**SOURCE DATA:**

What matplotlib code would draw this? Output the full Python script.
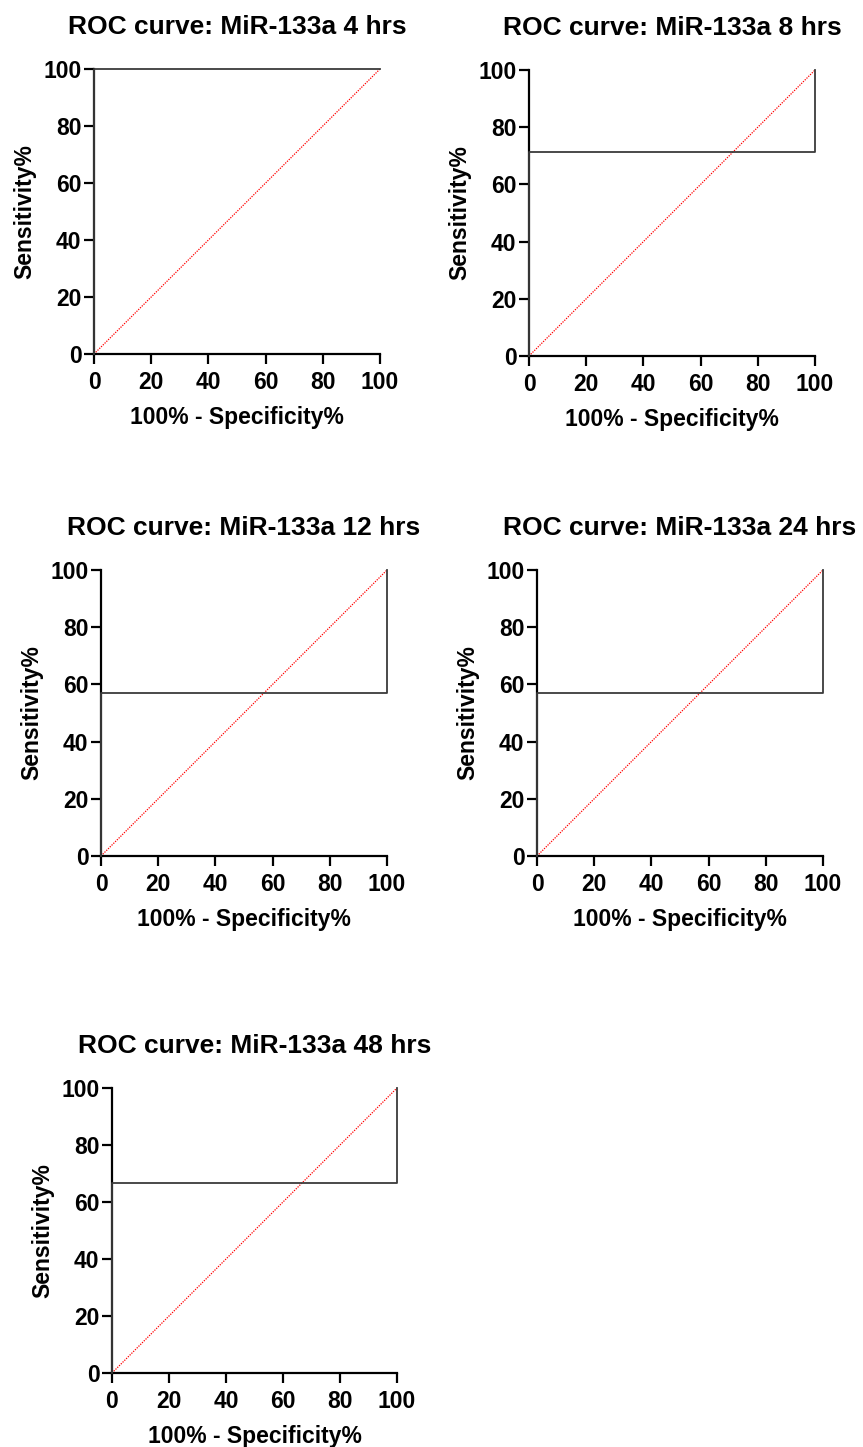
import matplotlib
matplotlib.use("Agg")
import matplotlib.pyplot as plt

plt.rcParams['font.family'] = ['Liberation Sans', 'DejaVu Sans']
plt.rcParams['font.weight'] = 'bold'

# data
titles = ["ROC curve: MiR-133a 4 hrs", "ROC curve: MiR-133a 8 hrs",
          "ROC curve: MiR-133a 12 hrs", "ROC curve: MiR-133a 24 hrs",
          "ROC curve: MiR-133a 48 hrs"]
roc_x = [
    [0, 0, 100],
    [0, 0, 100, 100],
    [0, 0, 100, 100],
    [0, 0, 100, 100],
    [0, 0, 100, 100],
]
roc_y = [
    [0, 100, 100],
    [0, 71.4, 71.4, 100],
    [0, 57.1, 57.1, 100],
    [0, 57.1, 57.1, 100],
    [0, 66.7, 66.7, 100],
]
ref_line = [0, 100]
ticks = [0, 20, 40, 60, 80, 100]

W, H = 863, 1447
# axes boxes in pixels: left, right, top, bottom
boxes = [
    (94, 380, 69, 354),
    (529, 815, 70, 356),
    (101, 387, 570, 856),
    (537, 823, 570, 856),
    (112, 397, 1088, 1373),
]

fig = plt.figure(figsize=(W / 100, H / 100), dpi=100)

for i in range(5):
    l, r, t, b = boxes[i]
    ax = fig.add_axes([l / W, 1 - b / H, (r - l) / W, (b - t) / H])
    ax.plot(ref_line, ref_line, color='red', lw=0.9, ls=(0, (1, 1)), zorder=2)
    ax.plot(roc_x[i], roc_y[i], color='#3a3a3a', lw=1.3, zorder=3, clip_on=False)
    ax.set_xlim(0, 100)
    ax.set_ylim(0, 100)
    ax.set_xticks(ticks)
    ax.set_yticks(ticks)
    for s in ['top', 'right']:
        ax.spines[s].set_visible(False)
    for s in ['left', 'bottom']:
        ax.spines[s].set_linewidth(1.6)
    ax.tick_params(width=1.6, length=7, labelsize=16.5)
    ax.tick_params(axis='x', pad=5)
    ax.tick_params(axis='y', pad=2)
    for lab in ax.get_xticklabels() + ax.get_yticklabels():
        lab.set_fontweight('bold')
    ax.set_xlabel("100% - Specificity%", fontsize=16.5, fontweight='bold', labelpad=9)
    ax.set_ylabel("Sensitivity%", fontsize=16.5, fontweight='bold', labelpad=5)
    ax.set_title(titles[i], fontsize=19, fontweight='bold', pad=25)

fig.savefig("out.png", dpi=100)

**TASK TO CARRY OUT:**
Exactly as they appear, print the lines of the listing above from its first line through the line that contains "plt.rcParams['font.weight'] = 'bold'", minus the pictures.

**OUTPUT BELOW:**
What matplotlib code would draw this? Output the full Python script.
import matplotlib
matplotlib.use("Agg")
import matplotlib.pyplot as plt

plt.rcParams['font.family'] = ['Liberation Sans', 'DejaVu Sans']
plt.rcParams['font.weight'] = 'bold'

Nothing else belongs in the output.